Die Gleichstellungsbeauftragte, Dr. Regina Herzog, begleitet alle Berufungsverfahren, es gibt zudem einen Berufungsleitfaden, der geschlechtergerechte und faire Verfahren garantieren soll. Zum Beispiel wenden wir das Instrument „aktive Rekrutierung“ an, das bedeutet, dass man gezielt interessante Kandidatinnen identifiziert und auf die Ausschreibung aufmerksam macht. Das ist sehr wirksam, weil viele Frauen einfach etwas andere Bewerbungsstrategien haben als Männer und sich eher bewerben, wenn sie solche Signale bekommen.

Mit welchen Angeboten versucht die Uni, Geschlechtergleichstellung zu fördern?
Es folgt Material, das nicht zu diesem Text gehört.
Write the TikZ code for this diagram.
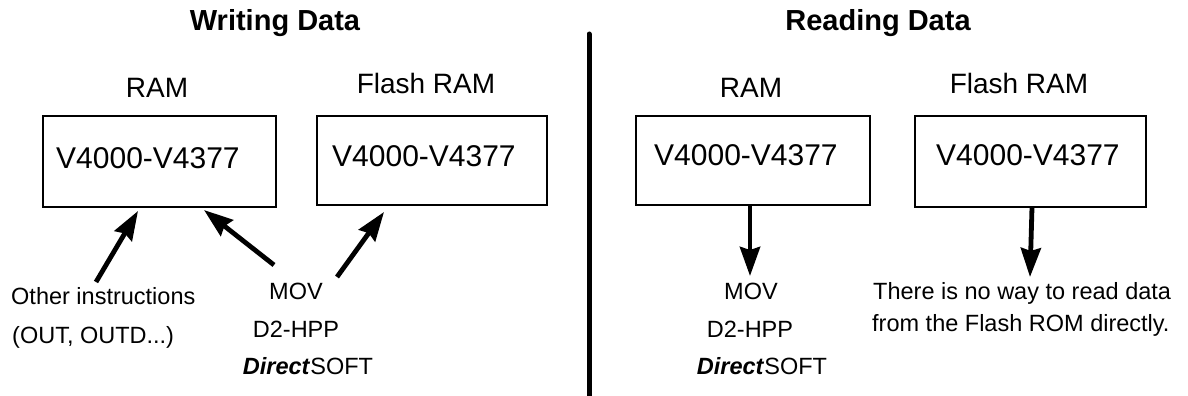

Wie schon beim Thema Tenure-Track-Professur beschrieben, ist eine geschlechtergerechtere Ausgestaltung akademischer Karrierewege sehr wichtig für uns. Wir haben deshalb die akademische Personalentwicklung sehr eng mit der Gleichstellungsarbeit verzahnt. Es gibt ein breites Angebot an Mentoring- und Coaching-Angeboten für Frauen, viele von denen sind übrigens auch offen für nichtbinäre Menschen und Transpersonen. Bei sowas sind dann auch mal Stimmtrainings für Frauen im Programm, eher aber Berufungstrainings oder Workshops zum Umgang mit Mikropolitiken. Vor allem unterstützen wir die Teilnehmenden dabei herauszufinden, was sie wollen und wie sie dahin kommen. Außerdem natürlich der Ausbau der Kinderbetreuung, die Vernetzungsangebote für Frauen oder der Ausbau des Diskriminierungsschutzes.

Das sind ganz viele Bausteine, die wir zusammensetzen, um Frauen über die Karrierestufen hinweg an der Universität zu halten.

Haben Sie als Abteilung etwas geplant für den Frauentag?

Wir selbst nicht, aber die Chancengleichheitsbeauftragte lädt zur Jahresfrauenversammlung ein, das ist ein Vernetzungsevent für Frauen in der Universitätsverwaltung. Zum deutschen Diversity-Tag werden wir am 5. Mai selbst ein großes Event organisieren.